(Data listing)
* begin *

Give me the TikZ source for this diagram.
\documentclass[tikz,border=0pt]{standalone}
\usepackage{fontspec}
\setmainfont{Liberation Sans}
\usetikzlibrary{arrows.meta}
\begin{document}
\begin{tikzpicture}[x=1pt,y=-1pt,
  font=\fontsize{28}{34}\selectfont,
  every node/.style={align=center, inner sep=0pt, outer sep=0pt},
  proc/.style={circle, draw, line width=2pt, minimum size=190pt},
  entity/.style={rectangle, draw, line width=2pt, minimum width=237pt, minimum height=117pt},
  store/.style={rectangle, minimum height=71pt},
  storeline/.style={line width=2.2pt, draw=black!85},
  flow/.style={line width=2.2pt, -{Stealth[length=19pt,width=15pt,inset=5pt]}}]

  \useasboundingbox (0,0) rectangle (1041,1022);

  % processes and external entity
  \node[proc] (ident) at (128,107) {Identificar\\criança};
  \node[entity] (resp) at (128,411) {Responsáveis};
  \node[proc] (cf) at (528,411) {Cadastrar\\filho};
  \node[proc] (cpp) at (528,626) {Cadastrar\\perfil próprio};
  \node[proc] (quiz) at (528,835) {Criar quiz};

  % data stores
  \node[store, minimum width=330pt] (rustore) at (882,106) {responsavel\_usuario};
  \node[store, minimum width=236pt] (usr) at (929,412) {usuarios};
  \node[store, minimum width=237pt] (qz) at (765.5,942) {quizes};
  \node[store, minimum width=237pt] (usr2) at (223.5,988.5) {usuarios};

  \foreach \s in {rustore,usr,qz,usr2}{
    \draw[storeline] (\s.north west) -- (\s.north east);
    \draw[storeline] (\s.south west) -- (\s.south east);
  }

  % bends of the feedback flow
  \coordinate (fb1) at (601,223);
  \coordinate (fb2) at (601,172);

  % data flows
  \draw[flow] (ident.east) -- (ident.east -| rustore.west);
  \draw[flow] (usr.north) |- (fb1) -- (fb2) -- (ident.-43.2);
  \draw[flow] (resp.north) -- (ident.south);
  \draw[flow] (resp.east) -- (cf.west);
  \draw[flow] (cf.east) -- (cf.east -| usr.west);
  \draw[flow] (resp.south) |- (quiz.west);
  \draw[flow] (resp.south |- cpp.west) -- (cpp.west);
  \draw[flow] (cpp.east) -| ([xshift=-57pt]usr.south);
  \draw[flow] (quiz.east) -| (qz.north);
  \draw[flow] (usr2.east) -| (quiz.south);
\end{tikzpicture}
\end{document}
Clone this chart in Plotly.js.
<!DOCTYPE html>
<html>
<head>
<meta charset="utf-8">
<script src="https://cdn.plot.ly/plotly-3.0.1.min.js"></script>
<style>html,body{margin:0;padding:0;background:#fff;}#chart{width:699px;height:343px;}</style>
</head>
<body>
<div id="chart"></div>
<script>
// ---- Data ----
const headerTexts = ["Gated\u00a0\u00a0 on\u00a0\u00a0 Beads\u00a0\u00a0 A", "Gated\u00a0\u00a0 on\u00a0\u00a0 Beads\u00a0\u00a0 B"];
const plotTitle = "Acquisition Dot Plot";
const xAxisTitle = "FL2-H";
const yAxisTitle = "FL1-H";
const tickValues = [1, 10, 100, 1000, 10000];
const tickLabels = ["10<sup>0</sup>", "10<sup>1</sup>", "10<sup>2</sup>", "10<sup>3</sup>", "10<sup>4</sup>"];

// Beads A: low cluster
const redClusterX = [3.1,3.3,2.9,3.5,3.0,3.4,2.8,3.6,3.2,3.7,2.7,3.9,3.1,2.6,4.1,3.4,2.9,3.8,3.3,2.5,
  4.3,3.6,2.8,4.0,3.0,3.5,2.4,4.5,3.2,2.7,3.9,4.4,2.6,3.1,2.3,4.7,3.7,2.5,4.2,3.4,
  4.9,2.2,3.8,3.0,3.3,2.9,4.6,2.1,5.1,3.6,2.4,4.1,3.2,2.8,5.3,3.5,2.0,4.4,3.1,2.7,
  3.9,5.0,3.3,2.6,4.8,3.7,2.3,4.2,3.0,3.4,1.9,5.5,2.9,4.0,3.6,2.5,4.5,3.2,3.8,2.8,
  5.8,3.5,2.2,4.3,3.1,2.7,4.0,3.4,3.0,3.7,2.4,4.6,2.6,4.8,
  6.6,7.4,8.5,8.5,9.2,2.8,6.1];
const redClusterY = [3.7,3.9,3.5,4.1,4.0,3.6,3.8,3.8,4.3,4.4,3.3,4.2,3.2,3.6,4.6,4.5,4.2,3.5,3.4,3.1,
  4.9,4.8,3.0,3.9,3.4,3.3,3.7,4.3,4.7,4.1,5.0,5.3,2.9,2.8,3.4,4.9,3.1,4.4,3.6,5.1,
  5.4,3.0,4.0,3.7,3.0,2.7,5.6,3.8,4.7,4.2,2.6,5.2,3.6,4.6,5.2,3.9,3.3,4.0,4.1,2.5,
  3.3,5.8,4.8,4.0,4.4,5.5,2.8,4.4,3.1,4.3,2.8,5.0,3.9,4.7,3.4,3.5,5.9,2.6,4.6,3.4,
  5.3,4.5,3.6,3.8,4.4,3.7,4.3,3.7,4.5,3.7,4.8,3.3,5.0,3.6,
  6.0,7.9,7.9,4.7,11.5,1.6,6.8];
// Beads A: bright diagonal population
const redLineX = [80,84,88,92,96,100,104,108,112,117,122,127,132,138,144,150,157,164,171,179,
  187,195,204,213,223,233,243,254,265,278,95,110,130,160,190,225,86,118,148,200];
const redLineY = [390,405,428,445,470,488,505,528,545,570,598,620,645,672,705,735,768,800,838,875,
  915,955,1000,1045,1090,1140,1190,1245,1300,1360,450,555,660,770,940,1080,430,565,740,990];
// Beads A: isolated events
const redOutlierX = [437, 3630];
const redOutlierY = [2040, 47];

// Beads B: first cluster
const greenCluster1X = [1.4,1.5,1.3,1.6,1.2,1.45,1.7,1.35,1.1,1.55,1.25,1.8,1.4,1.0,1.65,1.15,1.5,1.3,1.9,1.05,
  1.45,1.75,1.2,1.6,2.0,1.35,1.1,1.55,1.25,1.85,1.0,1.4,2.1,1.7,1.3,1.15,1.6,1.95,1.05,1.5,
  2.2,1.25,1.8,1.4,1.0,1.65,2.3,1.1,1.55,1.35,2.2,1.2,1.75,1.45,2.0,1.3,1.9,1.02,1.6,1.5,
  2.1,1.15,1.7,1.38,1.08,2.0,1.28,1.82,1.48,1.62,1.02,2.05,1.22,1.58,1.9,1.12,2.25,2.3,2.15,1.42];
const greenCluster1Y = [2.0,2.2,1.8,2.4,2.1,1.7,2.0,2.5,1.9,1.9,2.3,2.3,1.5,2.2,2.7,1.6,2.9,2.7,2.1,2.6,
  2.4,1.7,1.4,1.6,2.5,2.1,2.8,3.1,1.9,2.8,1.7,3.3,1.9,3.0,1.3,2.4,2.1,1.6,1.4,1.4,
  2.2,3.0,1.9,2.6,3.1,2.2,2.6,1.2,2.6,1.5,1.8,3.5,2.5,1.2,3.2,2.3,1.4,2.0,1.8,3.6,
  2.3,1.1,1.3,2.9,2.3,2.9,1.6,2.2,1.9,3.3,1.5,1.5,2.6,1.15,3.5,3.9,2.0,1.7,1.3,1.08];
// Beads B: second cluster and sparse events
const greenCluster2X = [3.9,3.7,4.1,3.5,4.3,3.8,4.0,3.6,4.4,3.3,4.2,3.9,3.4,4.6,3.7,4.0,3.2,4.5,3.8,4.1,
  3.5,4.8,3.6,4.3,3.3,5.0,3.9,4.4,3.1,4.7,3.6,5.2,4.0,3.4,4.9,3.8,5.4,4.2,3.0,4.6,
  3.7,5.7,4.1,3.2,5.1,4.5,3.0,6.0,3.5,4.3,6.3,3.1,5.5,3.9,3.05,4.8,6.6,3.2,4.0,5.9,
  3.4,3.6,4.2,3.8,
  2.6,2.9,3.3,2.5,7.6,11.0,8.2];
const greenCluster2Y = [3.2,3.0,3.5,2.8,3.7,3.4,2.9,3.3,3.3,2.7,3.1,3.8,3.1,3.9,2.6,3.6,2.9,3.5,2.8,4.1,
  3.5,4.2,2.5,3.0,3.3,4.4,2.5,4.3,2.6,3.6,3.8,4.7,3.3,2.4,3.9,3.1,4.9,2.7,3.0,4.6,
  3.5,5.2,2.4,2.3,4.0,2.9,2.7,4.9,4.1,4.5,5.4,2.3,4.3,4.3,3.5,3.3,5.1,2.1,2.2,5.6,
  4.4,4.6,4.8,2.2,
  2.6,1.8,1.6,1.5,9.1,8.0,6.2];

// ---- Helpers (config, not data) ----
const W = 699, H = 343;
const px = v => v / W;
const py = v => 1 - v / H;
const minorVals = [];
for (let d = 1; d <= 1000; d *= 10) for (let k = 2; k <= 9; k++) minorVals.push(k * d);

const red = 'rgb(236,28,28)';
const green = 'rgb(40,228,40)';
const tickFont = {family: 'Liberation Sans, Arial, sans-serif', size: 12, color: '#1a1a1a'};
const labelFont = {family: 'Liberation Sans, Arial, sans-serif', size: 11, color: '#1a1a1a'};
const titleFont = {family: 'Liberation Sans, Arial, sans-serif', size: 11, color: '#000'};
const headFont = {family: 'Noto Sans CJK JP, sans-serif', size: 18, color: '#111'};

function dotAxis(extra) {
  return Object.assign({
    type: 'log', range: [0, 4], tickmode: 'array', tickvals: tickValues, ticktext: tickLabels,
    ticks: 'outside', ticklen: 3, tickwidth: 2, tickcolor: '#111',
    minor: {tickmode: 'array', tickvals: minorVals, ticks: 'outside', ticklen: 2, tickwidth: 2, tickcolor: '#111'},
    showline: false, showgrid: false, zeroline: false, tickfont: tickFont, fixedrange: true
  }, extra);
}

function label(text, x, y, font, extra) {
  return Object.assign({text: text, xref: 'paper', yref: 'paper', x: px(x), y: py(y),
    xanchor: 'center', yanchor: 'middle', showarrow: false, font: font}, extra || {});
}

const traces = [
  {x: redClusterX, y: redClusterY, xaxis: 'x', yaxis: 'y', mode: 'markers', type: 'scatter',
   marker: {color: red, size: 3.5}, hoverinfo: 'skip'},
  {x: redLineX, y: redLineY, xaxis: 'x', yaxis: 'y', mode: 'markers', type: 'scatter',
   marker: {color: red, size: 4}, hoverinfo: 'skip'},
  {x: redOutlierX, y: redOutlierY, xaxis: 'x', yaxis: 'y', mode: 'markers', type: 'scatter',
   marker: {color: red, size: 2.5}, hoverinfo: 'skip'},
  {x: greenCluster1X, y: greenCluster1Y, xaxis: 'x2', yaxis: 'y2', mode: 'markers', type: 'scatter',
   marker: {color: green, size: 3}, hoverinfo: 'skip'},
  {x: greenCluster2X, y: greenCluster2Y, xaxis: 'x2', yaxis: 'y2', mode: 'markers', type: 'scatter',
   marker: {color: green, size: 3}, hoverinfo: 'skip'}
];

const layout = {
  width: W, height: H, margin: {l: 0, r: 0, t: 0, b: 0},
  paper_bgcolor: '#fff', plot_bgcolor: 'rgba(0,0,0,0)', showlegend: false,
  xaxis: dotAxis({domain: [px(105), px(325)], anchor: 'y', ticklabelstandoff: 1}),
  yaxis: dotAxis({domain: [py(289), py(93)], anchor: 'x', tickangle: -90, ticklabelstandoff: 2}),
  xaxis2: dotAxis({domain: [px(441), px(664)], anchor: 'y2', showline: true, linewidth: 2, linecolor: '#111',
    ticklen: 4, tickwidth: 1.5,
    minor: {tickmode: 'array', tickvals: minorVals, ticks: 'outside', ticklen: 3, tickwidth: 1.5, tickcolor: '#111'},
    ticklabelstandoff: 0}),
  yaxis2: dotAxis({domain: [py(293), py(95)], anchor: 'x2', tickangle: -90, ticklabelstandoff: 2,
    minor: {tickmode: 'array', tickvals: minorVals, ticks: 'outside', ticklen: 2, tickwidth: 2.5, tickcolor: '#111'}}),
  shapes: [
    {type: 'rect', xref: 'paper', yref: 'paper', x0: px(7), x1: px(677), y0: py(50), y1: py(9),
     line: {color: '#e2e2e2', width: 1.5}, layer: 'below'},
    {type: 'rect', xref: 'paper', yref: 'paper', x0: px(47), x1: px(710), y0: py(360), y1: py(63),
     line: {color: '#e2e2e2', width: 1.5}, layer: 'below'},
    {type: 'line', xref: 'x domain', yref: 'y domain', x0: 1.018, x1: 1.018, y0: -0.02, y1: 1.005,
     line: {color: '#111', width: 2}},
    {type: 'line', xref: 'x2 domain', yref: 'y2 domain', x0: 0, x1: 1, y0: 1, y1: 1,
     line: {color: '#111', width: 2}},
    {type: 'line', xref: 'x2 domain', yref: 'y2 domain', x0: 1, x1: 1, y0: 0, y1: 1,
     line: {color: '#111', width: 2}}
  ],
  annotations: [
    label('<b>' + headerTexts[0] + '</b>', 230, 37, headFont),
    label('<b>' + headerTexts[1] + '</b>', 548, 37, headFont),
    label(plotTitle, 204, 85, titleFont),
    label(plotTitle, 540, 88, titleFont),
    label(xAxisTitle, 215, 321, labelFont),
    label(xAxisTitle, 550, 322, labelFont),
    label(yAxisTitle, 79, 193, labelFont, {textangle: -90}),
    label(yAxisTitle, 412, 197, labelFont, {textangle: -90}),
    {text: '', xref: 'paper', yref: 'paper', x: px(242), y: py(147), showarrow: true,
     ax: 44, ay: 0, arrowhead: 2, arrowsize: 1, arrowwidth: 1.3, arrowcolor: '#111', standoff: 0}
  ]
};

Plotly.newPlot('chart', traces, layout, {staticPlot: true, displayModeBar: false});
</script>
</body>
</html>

* end *

PROBLEM DETAILS:
Reproduce the entries exactly, starting at their first line and stopping after the line with "(quiz) at (528,835)".

RESULT FOR THIS EXERCISE:
Give me the TikZ source for this diagram.
\documentclass[tikz,border=0pt]{standalone}
\usepackage{fontspec}
\setmainfont{Liberation Sans}
\usetikzlibrary{arrows.meta}
\begin{document}
\begin{tikzpicture}[x=1pt,y=-1pt,
  font=\fontsize{28}{34}\selectfont,
  every node/.style={align=center, inner sep=0pt, outer sep=0pt},
  proc/.style={circle, draw, line width=2pt, minimum size=190pt},
  entity/.style={rectangle, draw, line width=2pt, minimum width=237pt, minimum height=117pt},
  store/.style={rectangle, minimum height=71pt},
  storeline/.style={line width=2.2pt, draw=black!85},
  flow/.style={line width=2.2pt, -{Stealth[length=19pt,width=15pt,inset=5pt]}}]

  \useasboundingbox (0,0) rectangle (1041,1022);

  % processes and external entity
  \node[proc] (ident) at (128,107) {Identificar\\criança};
  \node[entity] (resp) at (128,411) {Responsáveis};
  \node[proc] (cf) at (528,411) {Cadastrar\\filho};
  \node[proc] (cpp) at (528,626) {Cadastrar\\perfil próprio};
  \node[proc] (quiz) at (528,835) {Criar quiz};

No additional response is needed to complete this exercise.